PROBLEM DESCRIPTION — Reproduce every line of the material below, but drop the pictures.

SOURCE MATERIAL —
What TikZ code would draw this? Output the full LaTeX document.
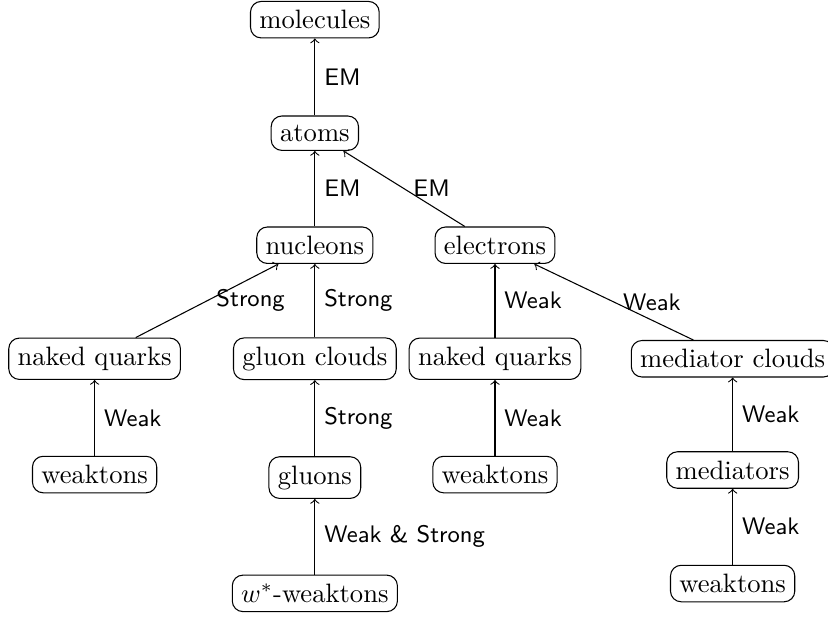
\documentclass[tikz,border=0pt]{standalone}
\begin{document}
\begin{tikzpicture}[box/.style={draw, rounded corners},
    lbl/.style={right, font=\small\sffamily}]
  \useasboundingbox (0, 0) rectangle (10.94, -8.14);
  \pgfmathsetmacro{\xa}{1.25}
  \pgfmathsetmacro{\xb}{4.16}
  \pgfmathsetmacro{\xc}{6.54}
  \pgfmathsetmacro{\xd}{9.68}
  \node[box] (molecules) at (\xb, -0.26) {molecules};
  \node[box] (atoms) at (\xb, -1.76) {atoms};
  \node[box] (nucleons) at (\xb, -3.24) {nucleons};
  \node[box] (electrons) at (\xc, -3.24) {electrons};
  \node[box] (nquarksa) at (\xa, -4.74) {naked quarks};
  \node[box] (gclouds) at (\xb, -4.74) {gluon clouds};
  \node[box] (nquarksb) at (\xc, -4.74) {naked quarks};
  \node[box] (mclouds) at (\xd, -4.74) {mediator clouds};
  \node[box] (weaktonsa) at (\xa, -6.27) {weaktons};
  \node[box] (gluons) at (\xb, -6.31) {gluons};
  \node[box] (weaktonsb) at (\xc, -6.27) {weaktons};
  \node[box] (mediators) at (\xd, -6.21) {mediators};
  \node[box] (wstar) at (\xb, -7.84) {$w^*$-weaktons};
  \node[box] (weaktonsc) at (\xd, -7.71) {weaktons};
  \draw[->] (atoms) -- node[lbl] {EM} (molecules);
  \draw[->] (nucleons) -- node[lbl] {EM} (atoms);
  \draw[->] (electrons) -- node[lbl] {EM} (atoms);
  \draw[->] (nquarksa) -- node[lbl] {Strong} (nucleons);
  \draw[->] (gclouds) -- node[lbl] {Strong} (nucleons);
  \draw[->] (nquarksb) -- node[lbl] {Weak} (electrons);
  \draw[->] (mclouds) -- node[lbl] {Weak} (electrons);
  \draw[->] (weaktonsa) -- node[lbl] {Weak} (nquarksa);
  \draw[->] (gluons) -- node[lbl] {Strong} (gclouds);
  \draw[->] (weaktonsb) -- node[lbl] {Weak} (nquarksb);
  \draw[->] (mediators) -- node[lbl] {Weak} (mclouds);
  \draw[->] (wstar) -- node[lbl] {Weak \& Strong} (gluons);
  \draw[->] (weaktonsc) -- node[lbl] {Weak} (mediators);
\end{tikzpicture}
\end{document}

RESPONSE TO THIS EXERCISE —
What TikZ code would draw this? Output the full LaTeX document.
\documentclass[tikz,border=0pt]{standalone}
\begin{document}
\begin{tikzpicture}[box/.style={draw, rounded corners},
    lbl/.style={right, font=\small\sffamily}]
  \useasboundingbox (0, 0) rectangle (10.94, -8.14);
  \pgfmathsetmacro{\xa}{1.25}
  \pgfmathsetmacro{\xb}{4.16}
  \pgfmathsetmacro{\xc}{6.54}
  \pgfmathsetmacro{\xd}{9.68}
  \node[box] (molecules) at (\xb, -0.26) {molecules};
  \node[box] (atoms) at (\xb, -1.76) {atoms};
  \node[box] (nucleons) at (\xb, -3.24) {nucleons};
  \node[box] (electrons) at (\xc, -3.24) {electrons};
  \node[box] (nquarksa) at (\xa, -4.74) {naked quarks};
  \node[box] (gclouds) at (\xb, -4.74) {gluon clouds};
  \node[box] (nquarksb) at (\xc, -4.74) {naked quarks};
  \node[box] (mclouds) at (\xd, -4.74) {mediator clouds};
  \node[box] (weaktonsa) at (\xa, -6.27) {weaktons};
  \node[box] (gluons) at (\xb, -6.31) {gluons};
  \node[box] (weaktonsb) at (\xc, -6.27) {weaktons};
  \node[box] (mediators) at (\xd, -6.21) {mediators};
  \node[box] (wstar) at (\xb, -7.84) {$w^*$-weaktons};
  \node[box] (weaktonsc) at (\xd, -7.71) {weaktons};
  \draw[->] (atoms) -- node[lbl] {EM} (molecules);
  \draw[->] (nucleons) -- node[lbl] {EM} (atoms);
  \draw[->] (electrons) -- node[lbl] {EM} (atoms);
  \draw[->] (nquarksa) -- node[lbl] {Strong} (nucleons);
  \draw[->] (gclouds) -- node[lbl] {Strong} (nucleons);
  \draw[->] (nquarksb) -- node[lbl] {Weak} (electrons);
  \draw[->] (mclouds) -- node[lbl] {Weak} (electrons);
  \draw[->] (weaktonsa) -- node[lbl] {Weak} (nquarksa);
  \draw[->] (gluons) -- node[lbl] {Strong} (gclouds);
  \draw[->] (weaktonsb) -- node[lbl] {Weak} (nquarksb);
  \draw[->] (mediators) -- node[lbl] {Weak} (mclouds);
  \draw[->] (wstar) -- node[lbl] {Weak \& Strong} (gluons);
  \draw[->] (weaktonsc) -- node[lbl] {Weak} (mediators);
\end{tikzpicture}
\end{document}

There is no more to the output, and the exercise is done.